Last night I got home after work and was dog tired. He could see it. He told me to go to bed, of course I fought it. He warmed up dinner and allowed me to go change out of my work clothes and spend a little time with Lexi. I hadn't noticed right off, but he'd done the dishes and done a couple loads of laundry. He'd also picked up and swept the living room. He allowed me to go tanning and spend a little me time. He tucked me into bed and told me he would put little one down for bed while stroking my hair, gave me a kiss and told me to have sweet dreams.
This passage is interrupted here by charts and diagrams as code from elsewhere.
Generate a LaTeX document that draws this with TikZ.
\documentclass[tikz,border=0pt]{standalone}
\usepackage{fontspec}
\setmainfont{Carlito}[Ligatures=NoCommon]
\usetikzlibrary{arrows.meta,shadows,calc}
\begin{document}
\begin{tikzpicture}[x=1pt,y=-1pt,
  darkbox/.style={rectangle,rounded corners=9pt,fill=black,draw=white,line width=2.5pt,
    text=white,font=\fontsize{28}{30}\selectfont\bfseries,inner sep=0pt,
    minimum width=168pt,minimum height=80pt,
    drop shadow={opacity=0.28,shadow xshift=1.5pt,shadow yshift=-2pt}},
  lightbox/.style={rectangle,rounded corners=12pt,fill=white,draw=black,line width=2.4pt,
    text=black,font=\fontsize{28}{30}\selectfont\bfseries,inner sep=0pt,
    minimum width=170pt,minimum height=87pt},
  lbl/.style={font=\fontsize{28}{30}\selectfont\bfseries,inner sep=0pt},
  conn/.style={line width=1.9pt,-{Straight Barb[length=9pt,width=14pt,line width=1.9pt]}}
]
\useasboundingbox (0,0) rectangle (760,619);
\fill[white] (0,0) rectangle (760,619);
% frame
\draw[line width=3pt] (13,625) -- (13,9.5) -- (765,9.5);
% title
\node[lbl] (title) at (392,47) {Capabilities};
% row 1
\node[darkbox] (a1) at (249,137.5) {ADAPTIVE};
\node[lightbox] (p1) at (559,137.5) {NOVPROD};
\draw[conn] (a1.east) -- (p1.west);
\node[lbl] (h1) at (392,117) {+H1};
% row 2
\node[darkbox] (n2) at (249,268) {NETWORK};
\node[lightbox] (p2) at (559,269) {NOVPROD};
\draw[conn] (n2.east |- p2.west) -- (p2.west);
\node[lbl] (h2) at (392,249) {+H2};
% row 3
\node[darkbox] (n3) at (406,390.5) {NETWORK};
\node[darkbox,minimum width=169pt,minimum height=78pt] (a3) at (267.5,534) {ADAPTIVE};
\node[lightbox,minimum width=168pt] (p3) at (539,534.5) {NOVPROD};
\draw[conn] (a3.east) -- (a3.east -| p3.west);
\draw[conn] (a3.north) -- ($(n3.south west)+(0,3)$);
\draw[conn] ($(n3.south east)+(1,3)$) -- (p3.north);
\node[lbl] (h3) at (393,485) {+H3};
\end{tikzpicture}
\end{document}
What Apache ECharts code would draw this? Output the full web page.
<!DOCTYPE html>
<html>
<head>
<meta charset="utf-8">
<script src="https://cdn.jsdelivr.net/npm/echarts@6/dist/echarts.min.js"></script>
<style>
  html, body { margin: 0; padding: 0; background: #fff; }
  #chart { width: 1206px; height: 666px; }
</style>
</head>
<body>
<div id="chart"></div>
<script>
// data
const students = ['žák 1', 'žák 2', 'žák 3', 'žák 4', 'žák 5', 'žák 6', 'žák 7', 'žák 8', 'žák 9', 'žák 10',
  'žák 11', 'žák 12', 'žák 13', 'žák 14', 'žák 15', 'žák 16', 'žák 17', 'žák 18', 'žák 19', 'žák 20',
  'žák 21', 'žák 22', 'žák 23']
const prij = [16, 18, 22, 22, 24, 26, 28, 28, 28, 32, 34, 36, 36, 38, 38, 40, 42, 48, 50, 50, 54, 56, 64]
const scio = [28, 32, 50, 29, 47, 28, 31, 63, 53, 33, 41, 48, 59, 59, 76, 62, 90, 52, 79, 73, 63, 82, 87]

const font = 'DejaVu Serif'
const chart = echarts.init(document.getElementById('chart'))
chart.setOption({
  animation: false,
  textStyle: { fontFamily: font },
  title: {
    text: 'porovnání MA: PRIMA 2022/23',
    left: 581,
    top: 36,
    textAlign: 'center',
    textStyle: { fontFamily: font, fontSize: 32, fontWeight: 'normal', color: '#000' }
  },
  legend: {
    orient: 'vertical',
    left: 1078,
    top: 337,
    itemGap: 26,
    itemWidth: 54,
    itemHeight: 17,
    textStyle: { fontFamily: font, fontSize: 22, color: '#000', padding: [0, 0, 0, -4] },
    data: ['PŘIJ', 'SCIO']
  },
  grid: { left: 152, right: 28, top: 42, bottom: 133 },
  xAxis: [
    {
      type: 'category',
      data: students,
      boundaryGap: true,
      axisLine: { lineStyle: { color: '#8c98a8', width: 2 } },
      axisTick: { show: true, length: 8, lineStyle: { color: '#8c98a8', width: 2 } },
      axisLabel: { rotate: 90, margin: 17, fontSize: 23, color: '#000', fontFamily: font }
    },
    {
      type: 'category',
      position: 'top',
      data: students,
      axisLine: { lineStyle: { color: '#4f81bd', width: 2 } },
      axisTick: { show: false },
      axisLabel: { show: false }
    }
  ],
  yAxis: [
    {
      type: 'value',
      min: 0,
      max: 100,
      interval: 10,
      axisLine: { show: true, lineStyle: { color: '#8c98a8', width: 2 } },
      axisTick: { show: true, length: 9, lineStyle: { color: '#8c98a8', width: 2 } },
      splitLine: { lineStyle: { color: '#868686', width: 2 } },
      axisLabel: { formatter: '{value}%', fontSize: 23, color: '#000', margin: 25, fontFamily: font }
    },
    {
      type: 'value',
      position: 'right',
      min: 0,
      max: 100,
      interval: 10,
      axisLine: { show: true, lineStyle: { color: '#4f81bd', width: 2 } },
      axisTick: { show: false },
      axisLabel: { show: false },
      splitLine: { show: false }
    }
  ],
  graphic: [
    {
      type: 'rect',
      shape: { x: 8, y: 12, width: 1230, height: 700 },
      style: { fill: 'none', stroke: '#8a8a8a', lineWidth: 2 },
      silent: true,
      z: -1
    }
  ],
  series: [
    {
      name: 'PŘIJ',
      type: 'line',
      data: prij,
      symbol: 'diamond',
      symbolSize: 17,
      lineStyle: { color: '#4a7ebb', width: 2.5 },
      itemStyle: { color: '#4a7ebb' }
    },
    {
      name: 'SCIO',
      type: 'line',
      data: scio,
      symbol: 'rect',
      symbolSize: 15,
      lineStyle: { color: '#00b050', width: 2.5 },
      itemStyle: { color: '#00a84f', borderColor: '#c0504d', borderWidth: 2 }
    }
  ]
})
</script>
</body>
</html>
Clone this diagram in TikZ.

As I laid in bed I overheard him talking sweet words to our baby girl. Knowing he was frustrated with the fact that it was now 11:30 and she still wasn't in bed asleep, but instead of getting angry he offered to cuddle. I began to feel a bit guilty (don't even know that is the right word) I know that we will make it through this rough patch financially, faith... I realized that I've got the weight of nothing on my shoulders when compared to this man who is dealing so much and still using kind words and loving actions. He's questioning his entire existence but yet still holding tight the ones that help him exist.
Tuesday, January 1, 2013
Yesterday I took the day off from work and we had a play day! It snowed all day long this wet snow perfect for a snowman!!! Here are some pics from yesterday. I hope you have started out your new year being surrounded by love and happiness. This year is what you make of it. Make it great!!